Les grands peintres : Camille sur son lit de mort : le deuil d’un grand peintre
Par Myriam Bourdeau-Potvin
Tous ceux qui connaissent l’art de Claude Monet sont habitués de voir ses nénuphars printaniers, ses coquelicots des champs ou ses soleils levants. L’œuvre que Mary-Dailey Desmarais a présentée, jeudi dernier au Musée des beaux-arts du Canada, révélait au contraire une partie plutôt obscure de la vie du peintre, soit le deuil qu’il vécut après la mort de sa première femme, Camille.
En parallèle avec l’exposition Monet : un pont vers la modernité, Mary-Dailey Desmarais, conservatrice, conférencière et doctorante de Yale en Histoire de l’art, propose de jeter un autre genre de pont vers les œuvres du grand peintre. En faisant de Camille sur son lit de mort la pièce maîtresse de son exposition, Desmarais cherche à mettre de l’avant d’autres aspects du parcours créatif de Monet, soit « le besoin compulsif de capturer la réalité extérieure et celui de créer une réalité méritant d’être représentée sur toile ».

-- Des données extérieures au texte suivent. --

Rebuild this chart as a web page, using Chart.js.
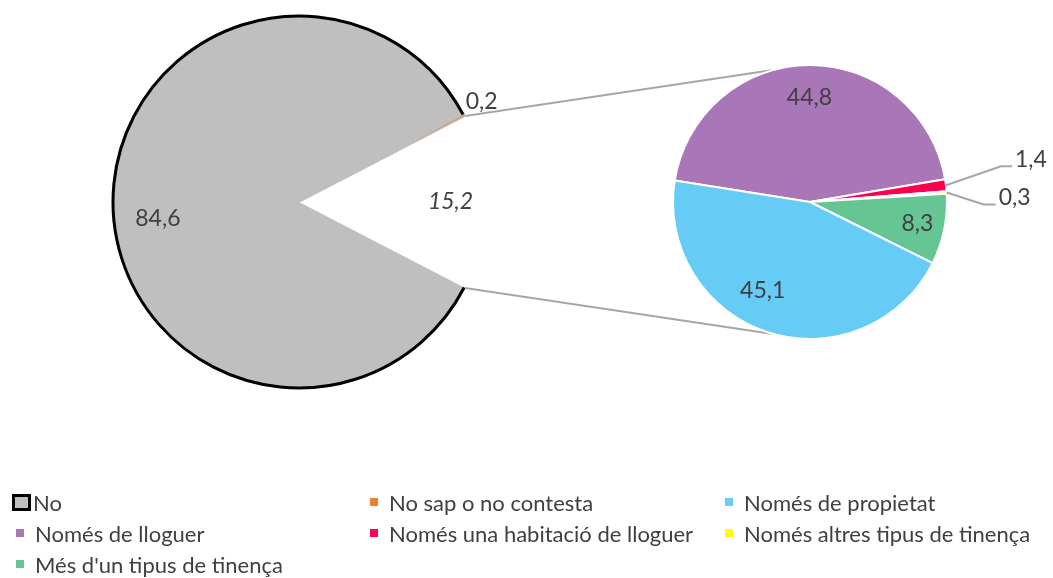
<!DOCTYPE html>
<html>
<head>
<meta charset="utf-8">
<script src="https://cdn.jsdelivr.net/npm/chart.js@4.4.1/dist/chart.umd.min.js"></script>
<style>
  body { margin: 0; background: #fff; }
  #wrap { position: relative; width: 1053px; height: 578px; background: #fff; overflow: hidden; }
  #wrap canvas { position: absolute; left: 0; top: 0; }
  #legend { position: absolute; left: 0; top: 0; width: 1053px; height: 578px; font-family: Lato, sans-serif; font-size: 22px; color: #404040; }
  .item { position: absolute; display: flex; align-items: center; height: 26px; white-space: nowrap; }
  .mk { width: 8px; height: 8px; margin-right: 11px; }
  .mk.big { width: 13px; height: 11px; border: 3px solid #000; margin-left: -4px; margin-right: 2px; }
</style>
</head>
<body>
<div id="wrap">
  <canvas id="left" width="1053" height="480"></canvas>
  <canvas id="right" width="1053" height="480"></canvas>
  <div id="legend"></div>
</div>
<script>
// data
const mainLabels = ['Sí', 'No', 'No sap o no contesta']
const mainValues = [15.2, 84.6, 0.2]
const mainColors = ['rgba(0,0,0,0)', '#BFBFBF', '#ED7D31']

const subLabels = ['Només de lloguer', 'Només una habitació de lloguer', 'Només altres tipus de tinença', "Més d'un tipus de tinença", 'Només de propietat']
const subValues = [44.8, 1.4, 0.3, 8.3, 45.1]
const subColors = ['#A977B8', '#FF0050', '#FFFF00', '#66C693', '#66CCF5']

const legendOrder = ['No', 'No sap o no contesta', 'Només de propietat', 'Només de lloguer', 'Només una habitació de lloguer', 'Només altres tipus de tinença', "Més d'un tipus de tinença"]

const fmt = (v) => v.toFixed(1).replace('.', ',')
const labelFont = '23px Lato, sans-serif'
const labelColor = '#404040'
const total = (arr) => arr.reduce((a, b) => a + b, 0)

// label placement: radius factor + angle shift (deg), per slice index
const mainLabelPos = [
    { f: 0.81, da: 0, italic: true },
    { f: 0.76, da: -6.5 },
    { f: 1.04, da: -3.3 }
]
const subLabelPos = [
    { f: 0.76, da: 0 },
    { leader: [[55, -19], [11, 0]], text: [3, -7] },
    { leader: [[37, 12], [12, 0]], text: [3, -7] },
    { f: 0.80, da: 0 },
    { f: 0.73, da: 10.5 }
]

const drawText = (ctx, txt, x, y, align, italic) => {
    ctx.save();
    ctx.font = (italic ? 'italic ' : '') + labelFont;
    ctx.fillStyle = labelColor;
    ctx.textAlign = align;
    ctx.textBaseline = 'middle';
    ctx.fillText(txt, x, y);
    ctx.restore();
}

const sliceLabels = (positions, values) => ({
    id: 'sliceLabels',
    afterDatasetsDraw(chart) {
        const ctx = chart.ctx;
        chart.getDatasetMeta(0).data.forEach((arc, i) => {
            const p = positions[i];
            const { x, y, startAngle, endAngle, outerRadius } = arc.getProps(['x', 'y', 'startAngle', 'endAngle', 'outerRadius'], true);
            const mid = (startAngle + endAngle) / 2;
            if (p.leader) {
                let px = x + Math.cos(mid) * outerRadius;
                let py = y + Math.sin(mid) * outerRadius;
                ctx.save();
                ctx.strokeStyle = '#A6A6A6';
                ctx.lineWidth = 2;
                ctx.beginPath();
                ctx.moveTo(px, py);
                p.leader.forEach(([dx, dy]) => { px += dx; py += dy; ctx.lineTo(px, py); });
                ctx.stroke();
                ctx.restore();
                drawText(ctx, fmt(values[i]), px + p.text[0], py + p.text[1], 'left');
            } else {
                const a = mid + p.da * Math.PI / 180;
                const tx = x + Math.cos(a) * outerRadius * p.f;
                const ty = y + Math.sin(a) * outerRadius * p.f;
                drawText(ctx, fmt(values[i]), tx, ty, p.f > 1 ? 'left' : 'center', p.italic);
            }
        });
    }
});

// black outline on the outer arc of "No"
const outline = {
    id: 'outline',
    afterDatasetsDraw(chart) {
        const arc = chart.getDatasetMeta(0).data[1];
        const { x, y, startAngle, endAngle, outerRadius } = arc.getProps(['x', 'y', 'startAngle', 'endAngle', 'outerRadius'], true);
        const ctx = chart.ctx;
        ctx.save();
        ctx.strokeStyle = '#000';
        ctx.lineWidth = 3;
        ctx.beginPath();
        ctx.arc(x, y, outerRadius - 1, startAngle, endAngle);
        ctx.stroke();
        ctx.restore();
    }
};

Chart.defaults.animation = false;
Chart.defaults.events = [];

const leftChart = new Chart(document.getElementById('left').getContext('2d'), {
    type: 'pie',
    data: {
        labels: mainLabels,
        datasets: [{
            data: mainValues,
            backgroundColor: mainColors,
            borderColor: ['rgba(0,0,0,0)', '#BFBFBF', '#BFBFBF'],
            borderWidth: [0, 0, 1.5],
            hoverOffset: 0
        }]
    },
    options: {
        responsive: false,
        devicePixelRatio: 1,
        radius: 187,
        rotation: 90 - mainValues[0] / total(mainValues) * 180,
        layout: { padding: { left: 112, right: 567, top: 15, bottom: 91 } },
        plugins: { legend: { display: false }, tooltip: { enabled: false } }
    },
    plugins: [outline, sliceLabels(mainLabelPos, mainValues)]
});

// connector lines from the gap of the main pie to the secondary pie
const connectors = {
    id: 'connectors',
    beforeDatasetsDraw(chart) {
        const gap = leftChart.getDatasetMeta(0).data[0].getProps(['x', 'y', 'startAngle', 'endAngle', 'outerRadius'], true);
        const sub = chart.getDatasetMeta(0).data[0].getProps(['x', 'y', 'outerRadius'], true);
        const ends = [[gap.startAngle, -105], [gap.endAngle, 105]];
        const ctx = chart.ctx;
        ctx.save();
        ctx.strokeStyle = '#A6A6A6';
        ctx.lineWidth = 2;
        ends.forEach(([a, b]) => {
            const br = b * Math.PI / 180;
            ctx.beginPath();
            ctx.moveTo(gap.x + Math.cos(a) * gap.outerRadius, gap.y + Math.sin(a) * gap.outerRadius);
            ctx.lineTo(sub.x + Math.cos(br) * sub.outerRadius, sub.y + Math.sin(br) * sub.outerRadius);
            ctx.stroke();
        });
        ctx.restore();
    }
};

const rightChart = new Chart(document.getElementById('right').getContext('2d'), {
    type: 'pie',
    data: {
        labels: subLabels,
        datasets: [{ data: subValues, backgroundColor: subColors, borderColor: '#fff', borderWidth: 2, hoverOffset: 0 }]
    },
    options: {
        responsive: false,
        devicePixelRatio: 1,
        radius: 137,
        rotation: 279,
        layout: { padding: { left: 673, right: 106, top: 65, bottom: 141 } },
        plugins: { legend: { display: false }, tooltip: { enabled: false } }
    },
    plugins: [connectors, sliceLabels(subLabelPos, subValues)]
});

// legend, 3 columns
const colorOf = (name) => {
    const i = subLabels.indexOf(name);
    if (i >= 0) return subColors[i];
    return mainColors[mainLabels.indexOf(name)];
}
const legendEl = document.getElementById('legend');
const colX = [16, 370, 725];
const rowY = [489, 520, 551];
legendOrder.forEach((name, i) => {
    const item = document.createElement('div');
    item.className = 'item';
    item.style.left = colX[i % 3] + 'px';
    item.style.top = rowY[Math.floor(i / 3)] + 'px';
    const mk = document.createElement('span');
    mk.className = 'mk' + (name === 'No' ? ' big' : '');
    mk.style.background = colorOf(name);
    const tx = document.createElement('span');
    tx.textContent = name;
    item.appendChild(mk);
    item.appendChild(tx);
    legendEl.appendChild(item);
});
</script>
</body>
</html>
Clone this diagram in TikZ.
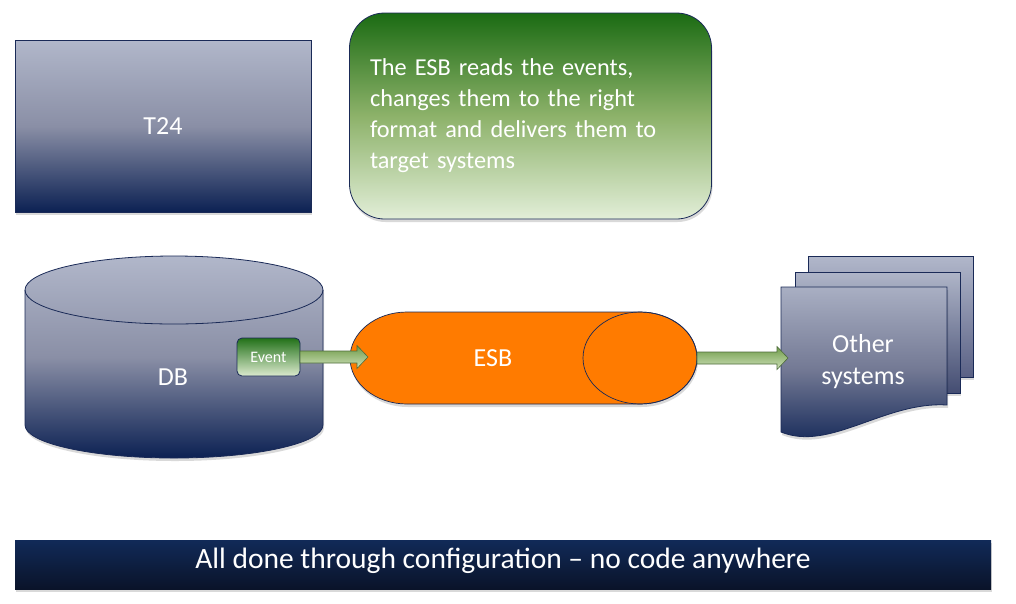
\documentclass[tikz,border=0pt]{standalone}
\usepackage{fontspec}
\setmainfont{Carlito}
\usetikzlibrary{calc,shadows}
\definecolor{navytop}{HTML}{B1B7CA}
\definecolor{navymid}{HTML}{8A8FA6}
\definecolor{navybot}{HTML}{0C2153}
\definecolor{edge}{HTML}{1A2A57}
\definecolor{gdark}{HTML}{1B6B13}
\definecolor{gmid}{HTML}{8DB26A}
\definecolor{glight}{HTML}{E2EED8}
\definecolor{edark}{HTML}{227119}
\definecolor{elight}{HTML}{DCEACE}
\definecolor{atop}{HTML}{6E9A48}
\definecolor{abot}{HTML}{CFE2BA}
\definecolor{aedge}{HTML}{4D6B3A}
\definecolor{esborange}{HTML}{FF7B00}
\definecolor{bartop}{HTML}{112A58}
\definecolor{barbot}{HTML}{0A1329}
\definecolor{pbackbot}{HTML}{5A6185}
\definecolor{pmidtop}{HTML}{AFB5C8}
\definecolor{pmidbot}{HTML}{444D72}
\definecolor{pfronttop}{HTML}{A9AFC3}
\definecolor{pfrontmid}{HTML}{737994}
\newcommand\ESBarrow[2]{%
  \path[fatarrow] let \p1=#1, \p2=#2 in
    (\x1,\y1+6pt) -- (\x2-11pt,\y1+6pt) -- (\x2-11pt,\y1+11.5pt) -- (\x2,\y1)
    -- (\x2-11pt,\y1-11.5pt) -- (\x2-11pt,\y1-6pt) -- (\x1,\y1-6pt) -- cycle;}
\begin{document}
\begin{tikzpicture}[x=1pt,y=-1pt,
  shadowed/.style={drop shadow={opacity=0.15,shadow xshift=1pt,shadow yshift=-3pt,fill=black}},
  navyshade/.style={top color=navytop, bottom color=navybot, middle color=navymid, draw=edge, line width=0.8pt},
  greenshade/.style={top color=gdark, bottom color=glight, middle color=gmid, draw=edge, line width=0.8pt},
  lbl/.style={text=white, font=\fontsize{26}{32}\selectfont, inner sep=0pt, align=center},
  fatarrow/.style={top color=atop, bottom color=abot, draw=aedge, line width=0.6pt},
  boxnode/.style={inner sep=0pt, outer sep=0pt}
]
\fill[white] (0,0) rectangle (1016,603);
\useasboundingbox (0,0) rectangle (1016,603);

% T24
\node[navyshade, shadowed, boxnode, minimum width=296pt, minimum height=172pt,
      text=white, font=\fontsize{26}{30}\selectfont] (t24) at (163,126) {T24};

% Note box
\node[greenshade, shadowed, rounded corners=35pt, minimum width=362pt, minimum height=206pt,
      text width=321pt, align=left, text=white, font=\fontsize{24.3}{31}\selectfont]
      (note) at (530.5,116)
      {The ESB reads the events,\\changes them to the right\\format and delivers them to\\target systems};

% DB cylinder
\path[navyshade, shadowed]
  (25,290) -- (25,425) arc[start angle=180, end angle=0, x radius=149, y radius=33]
  -- (323,290) arc[start angle=0, end angle=-180, x radius=149, y radius=34] -- cycle;
\draw[edge, line width=0.8pt] (25,290) arc[start angle=180, end angle=0, x radius=149, y radius=34];
\node[boxnode, minimum width=298pt, minimum height=202pt] (db) at (174,357) {};
\node[lbl] (dblabel) at (173,377) {DB};

% Event
\node[top color=edark, bottom color=elight, draw=edge, line width=0.8pt, rounded corners=5pt,
      boxnode, minimum width=63pt, minimum height=38pt, text=white,
      font=\fontsize{16}{18}\selectfont] (ev) at (268.5,357) {Event};

% ESB
\path[fill=esborange, draw=edge, line width=0.7pt, shadowed]
  (407,312) -- (640,312) arc[start angle=-90, end angle=90, x radius=57, y radius=46]
  -- (407,404) arc[start angle=90, end angle=270, x radius=57, y radius=46] -- cycle;
\draw[edge, line width=0.7pt] (640,358) ellipse[x radius=57, y radius=46];
\node[boxnode, minimum width=347pt, minimum height=92pt] (esb) at (523.5,358) {};
\node[lbl] (esblabel) at (493,358) {ESB};

% Other systems (multi-document)
\path[top color=navytop, bottom color=pbackbot, draw=edge, line width=0.8pt, shadowed]
  (808,256) rectangle (973,377);
\path[top color=pmidtop, bottom color=pmidbot, draw=edge, line width=0.8pt, shadowed]
  (795,272) rectangle (960,393);
\path[top color=pfronttop, bottom color=navybot, middle color=pfrontmid, draw=edge, line width=0.8pt, shadowed]
  (781,287) -- (947,287) -- (947,405)
  .. controls (885,401) and (830,452) .. (781,432) -- cycle;
\node[boxnode, minimum width=166pt, minimum height=150pt] (front) at (864,358) {};
\node[lbl] (otherlabel) at (863,362) {Other\\systems};

% Arrows
\ESBarrow{(ev.east)}{($(esb.west)+(18,0)$)}
\ESBarrow{(esb.east)}{($(front.west)+(7,0)$)}

% Bottom bar
\node[top color=bartop, bottom color=barbot, shadowed, boxnode, minimum width=976pt, minimum height=49pt]
      (bar) at (503,564.5) {};
\node[text=white, boxnode, font=\fontsize{29.5}{32}\selectfont] (bartext) at (503,561)
      {All done through configuration -- no code anywhere};
\end{tikzpicture}
\end{document}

Une question de perspective
Monet peint la mort de Camille à une époque où les perceptions humaines sont de plus en plus remises en question : la découverte des rayons UV, de l’équation calculant la vitesse de la lumière et surtout le développement de la photographie ont contribué à ce changement de perspective. À cette époque, la mort était beaucoup plus accessible au regard populaire, que ce soit par l’entremise d’un portrait du proche décédé sur leur lit de mort ou encore de vitrines exposant carrément les cadavres aux passants. « Les morgues étaient ouvertes au public et servaient d’attraction populaire », explique Desmarais. L’œuvre de Monet contraste cependant avec cette tradition : « les portraits de mort du 19e siècle se concentraient normalement sur les détails physiques et les caractéristiques faciales du défunt, alors que la toile de Monet illustre une vision fantomatique de Camille. »
L’enveloppe
« L’unité visible en ensemble à la surface de la toile est ce que Monet appelait l’enveloppe, où la même lumière est répartie uniformément », explique l’historienne. La notion d’« enveloppe » prend tout son sens dans cette toile troublante et spectrale : les nuances de blanc, de gris, de rose et de bleu permettent en quelque sorte de voir l’air ambiant, caractéristique du mouvement impressionniste. « En appliquant chaque couche de peinture par-dessus le visage de Camille, ces détails s’obscurcissent. Il en résulte un aveuglement où l’attention n’est non pas dirigée sur le sujet, mais plutôt sur l’air qui l’entoure, normalement invisible à l’œil nu. »
Une œuvre sous-estimée
La conférencière explique sa passion pour cette toile, qui est pourtant jugée comme une incohérence avec le Monet canonique : « Camille sur son lit de mort est l’œuvre la plus triste que Monet ait créé. C’est une œuvre qui raconte la perte, la mort. C’est l’œuvre qui parle du départ d’un être cher, une femme et une mère. Toutefois, Camille sur son lit de mort est également une œuvre qui raconte le processus de la mort, ou selon les mots de Monet “les couleurs de la mort” ». Le peintre affirmait aussi que : « la couleur est mon obsession quotidienne, ma joie et mon tourment »; et il est indéniable que l’exposition de Desmarais présente cette réalité avec justesse.